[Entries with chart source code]

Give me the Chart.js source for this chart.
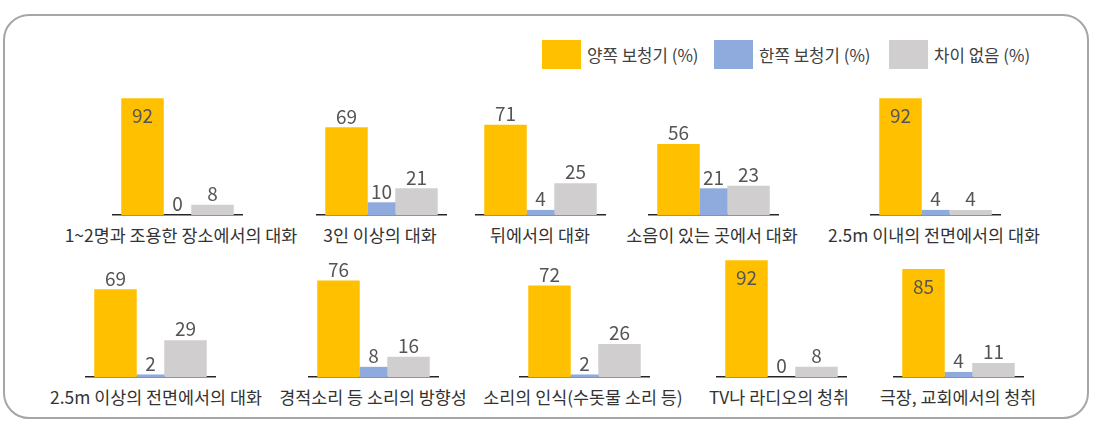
<!DOCTYPE html>
<html>
<head>
<meta charset="utf-8">
<script src="https://cdn.jsdelivr.net/npm/chart.js@4"></script>
<style>
  body { margin: 0; background: #fff; font-family: "Noto Sans CJK KR", "Noto Sans", sans-serif; }
  #wrap { position: relative; width: 1096px; height: 430px; overflow: hidden; }
  #frame { position: absolute; left: 3px; top: 14px; width: 1082px; height: 401px;
           border: 2px solid #a6a6a6; border-radius: 26px; }
  .legend-item { position: absolute; top: 40px; display: flex; align-items: center; height: 29px;
                 font-size: 16.8px; color: #404040; white-space: nowrap; }
  .legend-item span.sw { display: inline-block; width: 39px; height: 29px; margin-right: 6px; }
  .title { position: absolute; width: 300px; text-align: center; font-size: 17.4px; color: #333;
           white-space: nowrap; line-height: 20px; }
  canvas { position: absolute; }
</style>
</head>
<body>
<div id="wrap">
  <div id="frame"></div>
</div>
<script>
const seriesNames = ['양쪽 보청기 (%)', '한쪽 보청기 (%)', '차이 없음 (%)'];
const categories = [
  '1~2명과 조용한 장소에서의 대화',
  '3인 이상의 대화',
  '뒤에서의 대화',
  '소음이 있는 곳에서 대화',
  '2.5m 이내의 전면에서의 대화',
  '2.5m 이상의 전면에서의 대화',
  '경적소리 등 소리의 방향성',
  '소리의 인식(수돗물 소리 등)',
  'TV나 라디오의 청취',
  '극장, 교회에서의 청취'
];
const bothEars = [92, 69, 71, 56, 92, 69, 76, 72, 92, 85];
const oneEar = [0, 10, 4, 21, 4, 2, 8, 2, 0, 4];
const noDiff = [8, 21, 25, 23, 4, 29, 16, 26, 8, 11];

const colors = ['#FFC000', '#8FAADC', '#D0CECE'];
const barPct = [1.214, 0.8, 1.214];

// layout: center x of each small chart, title center, baseline y of each row
const centers = [177, 381, 540, 713, 935, 150, 373.5, 584, 781, 958];
const titleCenters = [181, 380, 540, 712, 934, 156, 373, 583, 779, 958];
const baselines = [215, 377];
const areaW = 131;
const areaH = 127;

const wrap = document.getElementById('wrap');

// legend
const legendLeft = [542, 714, 889];
seriesNames.forEach((name, i) => {
  const item = document.createElement('div');
  item.className = 'legend-item';
  item.style.left = legendLeft[i] + 'px';
  item.innerHTML = `<span class="sw" style="background:${colors[i]}"></span>${name}`;
  wrap.appendChild(item);
});

// value labels above (or inside tall) bars
const valueLabels = {
  id: 'valueLabels',
  afterDatasetsDraw(chart) {
    const ctx = chart.ctx;
    ctx.save();
    ctx.font = '19px "Noto Sans CJK KR", "Noto Sans", sans-serif';
    ctx.fillStyle = '#555555';
    ctx.textAlign = 'center';
    ctx.textBaseline = 'middle';
    chart.data.datasets.forEach((ds, di) => {
      const meta = chart.getDatasetMeta(di);
      meta.data.forEach((bar, i) => {
        const v = ds.data[i];
        const y = v >= 80 ? bar.y + 18 : bar.y - 11;
        ctx.fillText(String(v), bar.x, y);
      });
    });
    ctx.restore();
  }
};

categories.forEach((cat, k) => {
  const row = k < 5 ? 0 : 1;
  const base = baselines[row];
  const cx = centers[k];

  const canvas = document.createElement('canvas');
  canvas.width = areaW;
  canvas.height = areaH + 3;
  canvas.style.left = (cx - areaW / 2) + 'px';
  canvas.style.top = (base - areaH) + 'px';
  wrap.appendChild(canvas);

  const values = [bothEars[k], oneEar[k], noDiff[k]];
  new Chart(canvas.getContext('2d'), {
    type: 'bar',
    data: {
      labels: [cat],
      datasets: seriesNames.map((name, i) => ({
        label: name,
        data: [values[i]],
        backgroundColor: colors[i],
        borderWidth: 0,
        barPercentage: barPct[i],
        categoryPercentage: 0.8015
      }))
    },
    options: {
      responsive: false,
      animation: false,
      devicePixelRatio: 1,
      layout: { padding: { top: 0, bottom: 3, left: 0, right: 0 } },
      plugins: { legend: { display: false }, tooltip: { enabled: false } },
      scales: {
        x: {
          grid: { display: false, drawTicks: false },
          ticks: { display: false },
          border: { display: true, color: '#262626', width: 1.5 }
        },
        y: { display: false, min: 0, max: 100 }
      }
    },
    plugins: [valueLabels]
  });

  const t = document.createElement('div');
  t.className = 'title';
  t.textContent = cat;
  t.style.left = (titleCenters[k] - 150) + 'px';
  t.style.top = (base + 10) + 'px';
  wrap.appendChild(t);
});
</script>
</body>
</html>
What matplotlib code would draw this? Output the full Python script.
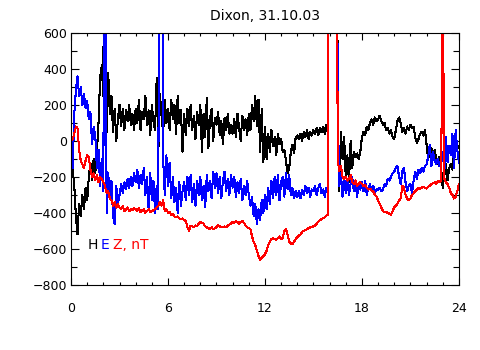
import matplotlib
matplotlib.use("Agg")
import matplotlib.pyplot as plt
import numpy as np
from matplotlib.ticker import MultipleLocator

# time axis: one sample every 0.1 h over the day
hours = np.round(np.arange(0, 24.05, 0.1), 1)

# values above the plot range mark the gaps / off-scale spikes in the record
H_nT = [
    -50, -150, -250, -420, -520, -350, -420, -300, -380, -260,
    -330, -200, -120, -220, -100, -180, -60, 100, 350, 420,
    250, 3000, 50, 380, 150, 250, 50, 180, 0, 120,
    200, 80, 180, 60, 170, 110, 200, 90, 150, 60,
    180, 100, 230, 60, 160, 120, 250, 90, 170, 30,
    200, 110, 60, 350, -70, 260, 140, 40, 230, 100,
    180, 60, 230, 120, 200, 40, 250, 100, 170, -60,
    150, 30, 180, 80, 200, 60, 140, 10, 160, 90,
    200, -60, 150, 20, 240, -40, 120, 180, 0, 130,
    90, 160, 30, 110, -20, 130, 60, 150, 40, 90,
    40, 120, 20, 150, 70, 0, 140, 60, 120, 30,
    150, 60, 200, 110, 250, 80, 230, -60, 180, -120,
    80, -100, 40, -60, 60, -30, 20, -80, 40, -20,
    10, -60, -50, -110, -180, -150, -60, -20, -70, 20,
    30, 10, 40, 0, 50, 20, 60, 10, 50, 30,
    60, 40, 70, 30, 70, 50, 80, 40, 90, 40,
    3000, 3000, 3000, 3000, 3000, 220, -280, 50, -100, 20,
    -200, -80, -230, 0, -150, -60, -90, -70, -100, -60,
    20, 50, 30, 80, 60, 100, 120, 90, 130, 110,
    120, 140, 110, 90, 100, 60, 70, 40, 60, 20,
    10, 60, 110, 130, 100, 50, 70, 40, 80, 60,
    90, 70, 80, 20, -10, 10, 40, 50, 30, 60,
    -20, -100, -60, -40, -80, -50, -100, -130, -90, -150,
    -260, -190, -130, -220, -150, -130, -160, -20, -10, -40,
    -30,
]

E_nT = [
    -100, -150, 150, 280, 360, 250, 300, 200, 260, 180,
    220, 120, 160, -20, 80, 30, -150, -50, -250, -100,
    -280, 3000, -400, -180, -320, -220, -420, -460, -250, -350,
    -300, -240, -290, -230, -270, -210, -260, -200, -250, -180,
    -230, -160, -260, -190, -240, -150, -300, -200, -380, -180,
    -330, -220, -400, -250, -380, 3000, 3000, -100, -300, -80,
    -250, -120, -320, -200, -340, -260, -400, -230, -360, -280,
    -230, -330, -200, -300, -190, -340, -240, -360, -220, -300,
    -200, -330, -250, -370, -190, -280, -220, -320, -170, -260,
    -180, -290, -200, -320, -220, -170, -280, -210, -300, -190,
    -260, -200, -310, -230, -290, -210, -330, -250, -300, -220,
    -300, -360, -310, -420, -350, -460, -380, -440, -330, -400,
    -300, -380, -260, -350, -220, -320, -200, -300, -190, -330,
    -230, -200, -310, -180, -270, -190, -300, -260, -320, -280,
    -310, -280, -320, -270, -300, -250, -290, -260, -310, -270,
    -280, -250, -300, -260, -240, -290, -270, -310, -260, -280,
    3000, 3000, 3000, 3000, 3000, 200, -250, -180, -310, -200,
    -290, -220, -300, -240, -200, -280, -230, -310, -250, -270,
    -230, -280, -220, -300, -260, -240, -280, -250, -290, -270,
    -270, -260, -280, -270, -240, -250, -210, -220, -200, -180,
    -170, -150, -140, -200, -240, -170, -150, -230, -280, -250,
    -240, -290, -220, -170, -210, -160, -180, -150, -170, -140,
    -130, -90, -20, -140, -60, -110, -130, -100, -140, -120,
    -60, -170, 20, -120, -30, -80, 40, -150, 60, -50,
    -120,
]

Z_nT = [
    0, 10, 40, 80, 70, -50, -110, -130, -150, -110,
    -80, -90, -160, -200, -180, -220, -190, -230, -200, -210,
    -230, -250, -290, -280, -320, -330, -360, -340, -370, -350,
    -370, -380, -360, -390, -380, -370, -390, -380, -385, -375,
    -380, -390, -375, -395, -385, -380, -400, -390, -380, -395,
    -390, -385, -380, -370, -360, -340, -360, -330, -390, -380,
    -400, -395, -410, -405, -420, -425, -420, -430, -435, -430,
    -440, -445, -480, -500, -470, -475, -480, -470, -475, -460,
    -450, -455, -460, -475, -480, -485, -490, -480, -490, -485,
    -480, -470, -475, -480, -478, -475, -480, -470, -465, -460,
    -450, -455, -445, -450, -460, -450, -445, -455, -470, -480,
    -485, -490, -530, -560, -580, -610, -640, -660, -650, -640,
    -630, -610, -580, -560, -545, -540, -545, -550, -540, -530,
    -545, -540, -500, -490, -520, -560, -570, -575, -560, -545,
    -535, -525, -520, -505, -500, -495, -490, -485, -480, -478,
    -475, -470, -460, -450, -440, -435, -430, -425, -415, -410,
    3000, 3000, 3000, 3000, 3000, -100, -170, -140, -200, -210,
    -200, -220, -210, -190, -230, -240, -220, -250, -240, -230,
    -240, -250, -245, -260, -270, -265, -275, -280, -300, -310,
    -330, -350, -370, -390, -395, -395, -400, -405, -410, -390,
    -370, -360, -350, -330, -320, -250, -260, -300, -320, -330,
    -320, -300, -290, -280, -270, -260, -265, -260, -255, -260,
    -265, -255, -250, -240, -235, -230, -240, -225, -230, -220,
    900, -210, -230, -240, -260, -290, -300, -320, -310, -280,
    -240,
]

fig = plt.figure(figsize=(4.8, 3.5), dpi=100)
ax = fig.add_axes([0.148, 0.186, 0.808, 0.72])

line_kw = dict(linewidth=0.75, antialiased=False)
ax.plot(hours, H_nT, color="black", **line_kw)
ax.plot(hours, E_nT, color="#0000ff", **line_kw)
ax.plot(hours, Z_nT, color="#ff0000", **line_kw)

ax.set_xlim(0, 24)
ax.set_ylim(-800, 600)
ax.xaxis.set_major_locator(MultipleLocator(6))
ax.xaxis.set_minor_locator(MultipleLocator(1))
ax.yaxis.set_major_locator(MultipleLocator(200))
ax.yaxis.set_minor_locator(MultipleLocator(100))
ax.tick_params(which="both", direction="in", top=True, right=True,
               labelsize=9, width=0.8)
ax.tick_params(axis="x", which="major", length=5, pad=12)
ax.tick_params(axis="x", which="minor", length=2.5)
ax.tick_params(axis="y", which="major", length=6, pad=3)
ax.tick_params(axis="y", which="minor", length=4)
for side in ax.spines.values():
    side.set_linewidth(0.8)

ax.set_title("Dixon, 31.10.03", fontsize=10, pad=9)

# component legend written in the line colours
ax.text(1.0, -600, "H", color="black", fontsize=10)
ax.text(1.85, -600, "E", color="#0000ff", fontsize=10)
ax.text(2.6, -600, "Z, nT", color="#ff0000", fontsize=10)

fig.savefig("out.png", dpi=100, facecolor="white")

* [Objective] Set down the records above word for word, from the first line through the line containing "const wrap = document.getElementById('wrap');", both included; leave out the pictures.

* [Correct response]
Give me the Chart.js source for this chart.
<!DOCTYPE html>
<html>
<head>
<meta charset="utf-8">
<script src="https://cdn.jsdelivr.net/npm/chart.js@4"></script>
<style>
  body { margin: 0; background: #fff; font-family: "Noto Sans CJK KR", "Noto Sans", sans-serif; }
  #wrap { position: relative; width: 1096px; height: 430px; overflow: hidden; }
  #frame { position: absolute; left: 3px; top: 14px; width: 1082px; height: 401px;
           border: 2px solid #a6a6a6; border-radius: 26px; }
  .legend-item { position: absolute; top: 40px; display: flex; align-items: center; height: 29px;
                 font-size: 16.8px; color: #404040; white-space: nowrap; }
  .legend-item span.sw { display: inline-block; width: 39px; height: 29px; margin-right: 6px; }
  .title { position: absolute; width: 300px; text-align: center; font-size: 17.4px; color: #333;
           white-space: nowrap; line-height: 20px; }
  canvas { position: absolute; }
</style>
</head>
<body>
<div id="wrap">
  <div id="frame"></div>
</div>
<script>
const seriesNames = ['양쪽 보청기 (%)', '한쪽 보청기 (%)', '차이 없음 (%)'];
const categories = [
  '1~2명과 조용한 장소에서의 대화',
  '3인 이상의 대화',
  '뒤에서의 대화',
  '소음이 있는 곳에서 대화',
  '2.5m 이내의 전면에서의 대화',
  '2.5m 이상의 전면에서의 대화',
  '경적소리 등 소리의 방향성',
  '소리의 인식(수돗물 소리 등)',
  'TV나 라디오의 청취',
  '극장, 교회에서의 청취'
];
const bothEars = [92, 69, 71, 56, 92, 69, 76, 72, 92, 85];
const oneEar = [0, 10, 4, 21, 4, 2, 8, 2, 0, 4];
const noDiff = [8, 21, 25, 23, 4, 29, 16, 26, 8, 11];

const colors = ['#FFC000', '#8FAADC', '#D0CECE'];
const barPct = [1.214, 0.8, 1.214];

// layout: center x of each small chart, title center, baseline y of each row
const centers = [177, 381, 540, 713, 935, 150, 373.5, 584, 781, 958];
const titleCenters = [181, 380, 540, 712, 934, 156, 373, 583, 779, 958];
const baselines = [215, 377];
const areaW = 131;
const areaH = 127;

const wrap = document.getElementById('wrap');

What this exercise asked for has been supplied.